Words, Words, Words

When I was working on my mashup novel of Persuasion and Much Ado About Nothing, I learned a neat little factoid. You know the line in Persuasion where it says of Mrs. Clay that she “had returned, after an unprosperous marriage, to her father’s house, with the additional burthen of two children”?   I always thought that “burthen” was just an archaic spelling of “burden,” like “ancle” for “ankle.”  It turns out, though, that burthen is an obsolete nautical term for the tonnage of a ship based on the number of tuns of wine that it could carry in its holds. There’s an extra little nod to ships in Persuasion that I had never noticed before!

No doubt I find this more interesting than the average person does. I’m afraid I’m a word-lover—a logophile. One of my favorite college classes was “The History of the English Language,” and I annoyed my roommates and even mere acquaintances by constantly saying things like, “Do you know where the word ‘farthing’ comes from? It was worth a fourth of a penny and was called a ‘fourthling’ which then morphed into ‘farthing.’” Of course since half my friends were math or engineering majors and probably didn’t even know farthings existed, you have to be impressed by their patience and continued friendship.

Jane Austen’s novels are full of fun words that I would love to see brought back into common use. When Northanger Abbey states that Catherine “had not been brought up to understand the propensities of a rattle, nor to know how many idle assertions and impudent falsehoods the excess of vanity will lead,” we get a great picture of someone who is full of empty talk. I would love to be able to say “That politician is nothing but a rattle” and have everyone know what I meant.

Another word that has fallen out of usage in America is “dressed” in the sense of preparing food. Kitty and Lydia Bennet “dressed” a salad and Mr. Woodhouse talked about “dressing a leg of pork.” The term is still used sometimes in Britian and Ireland. There is a saying people use when talking about an old person trying to appear young: “mutton dressed as lamb.” I was surprised (but delighted) about twenty years ago when I went to a McDonald’s in Ireland and ordered a hamburger that had optional toppings: I was asked, “Would you like it dressed?” My Irish husband had to prompt me: “She means, do you want the lettuce and bacon on it?” Of course, Americans do talk about “dressed crab” and “salad dressing” and an old word for stuffing is “dressing,” so there’s a remnant of that meaning still in our dialect.

Jane Austen did coin a few words herself: do-nothing-ness hasn’t really caught on, nor imaginist, but in-betweens and grown-ups certainly did! Another word she seems to have invented, used in one of her letters, is nidgetty: “I have been enabled to give a considerable improvement of dignity to my Cap, which was before too nidgetty to please me.”

I could go on and on, but anyone who really finds this fascinating should get a copy of Jane Austen’s English by K.C. Phillips and get lost in the amazingly detailed analysis of her vocabulary, word choices, and grammar.

What words did Jane Austen introduce you to?

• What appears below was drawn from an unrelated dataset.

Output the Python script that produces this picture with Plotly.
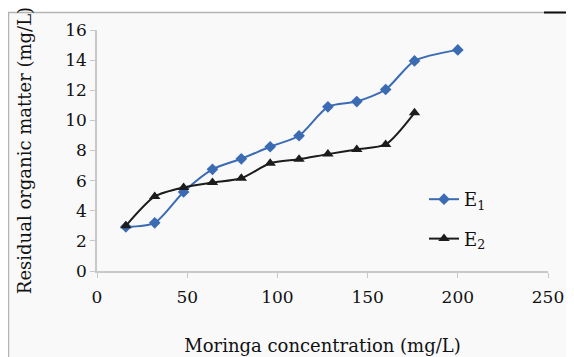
import plotly.graph_objects as go

x_e1 = [16, 32, 48, 64, 80, 96, 112, 128, 144, 160, 176, 200]
y_e1 = [2.93, 3.2, 5.25, 6.75, 7.45, 8.25, 8.98, 10.9, 11.25, 12.05, 13.95, 14.68]
x_e2 = [16, 32, 48, 64, 80, 96, 112, 128, 144, 160, 176]
y_e2 = [3.0, 4.95, 5.55, 5.87, 6.16, 7.15, 7.42, 7.76, 8.07, 8.4, 10.5]

x_ticks = [0, 50, 100, 150, 200, 250]
y_ticks = [0, 2, 4, 6, 8, 10, 12, 14, 16]

FONT = "DejaVu Serif"

fig = go.Figure()
fig.add_trace(go.Scatter(
    x=x_e1, y=y_e1, mode="lines+markers", name="E<sub>1</sub>",
    line=dict(color="#3a6bb3", width=2, shape="spline", smoothing=0.7),
    marker=dict(symbol="diamond", size=9, color="#3a6bb3"),
    legendgroup="a"))
fig.add_trace(go.Scatter(
    x=x_e2, y=y_e2, mode="lines+markers", name="E<sub>2</sub>",
    line=dict(color="#1c1c1c", width=2, shape="spline", smoothing=0.7),
    marker=dict(symbol="triangle-up", size=10, color="#1c1c1c"),
    legendgroup="b"))

# page has an 8px body margin; work in screen pixels and convert
OFF = 8
W, H = 566, 349
L, R, T = 97 - OFF, 574 - 548, 30 - OFF
B = H - (271 - OFF)
pw = W - L - R
ph = H - T - B

def px2x(px):
    return (px - OFF - L) / pw

def py2y(py):
    return (H - B - (py - OFF)) / ph

fig.update_layout(
    width=W, height=H,
    margin=dict(l=L, r=R, t=T, b=B, autoexpand=False),
    paper_bgcolor="white",
    plot_bgcolor="rgba(0,0,0,0)",
    font=dict(family=FONT, color="#111111", size=16),
    showlegend=True,
    legend=dict(x=px2x(424), y=py2y(181), xanchor="left", yanchor="top",
                bgcolor="rgba(0,0,0,0)", font=dict(size=18, family=FONT),
                tracegroupgap=13, traceorder="grouped"),
    xaxis=dict(range=[0, 250], tickvals=x_ticks, showgrid=False, zeroline=False,
               automargin=False,
               showline=True, linecolor="#c8c8c8", linewidth=1.5,
               ticks="outside", ticklen=5, tickcolor="#c8c8c8",
               tickfont=dict(size=17, family=FONT), ticklabelstandoff=5,
               title=dict(text="Moringa concentration (mg/L)", font=dict(size=18, family=FONT), standoff=33)),
    yaxis=dict(range=[0, 16], tickvals=y_ticks, showgrid=False, zeroline=False,
               automargin=False,
               showline=True, linecolor="#c8c8c8", linewidth=1.5,
               ticks="outside", ticklen=5, tickcolor="#c8c8c8",
               tickfont=dict(size=17, family=FONT), ticklabelstandoff=0,
               title=dict(text="Residual organic matter (mg/L)", font=dict(size=18, family=FONT), standoff=29)),
    shapes=[
        dict(type="rect", xref="paper", yref="paper", layer="below",
             x0=px2x(8.5), x1=px2x(600), y0=py2y(400), y1=py2y(12.5),
             fillcolor="#f9f9fa", line=dict(color="#b4b4b4", width=1.5)),
        dict(type="line", xref="paper", yref="paper", layer="above",
             x0=px2x(544), x1=px2x(576), y0=py2y(12.5), y1=py2y(12.5),
             line=dict(color="#111111", width=2)),
    ],
)

fig.write_html("out.html")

3 responses to “Words, Words, Words”

  1. […] Today’s my day to blog over at Always Austen. Come see what I think about her vocabulary! https://alwaysausten.com/2023/07/25/words-words-words/ […]

  2. cindie snyder Avatar
    cindie snyder

    I never really thought about that! I have heard dressing before and budgetary sounds like a good funny word!lol The book of Jane Austen’s English might be worth a look!

  3. Anne Madison Avatar

    My favorite from the realms of computer lore and people who collected degrees. Back in the day, when everything was mysterious, computers could come down with something that we fondly called the condition of “deadly embrace.” Sounds romantic. Is not romantic. It refers to two separate processes each trying to get hold of some resource which the computer will not give them because another process has hold of it. So the program running will just keep going and going and going . . . until, as the book says, “someone builds the right ability into the software.”

    That’s all very fine. We did not talk about it too often, some of us (self included) had reached our mid to late twenties without ever seeing a case. A good friend described it as “The computer gets a case of the busy nothings.”

    Wait, what was that you said, “The BUSY NOTHINGS?” You mean as in Mansfield Park? You mean an attack of the busy nothings described first by Jane Austen? THOSE busy nothings?

    “Yes. Is that interesting?”

    “Oh, no. I’m just going to wonder how you came up with that until some 40 years have elapsed. I’ll find out about it on a muggy Thursday afternoon just before I shut down to go to a doctor’s appointment. Those busy nothings.”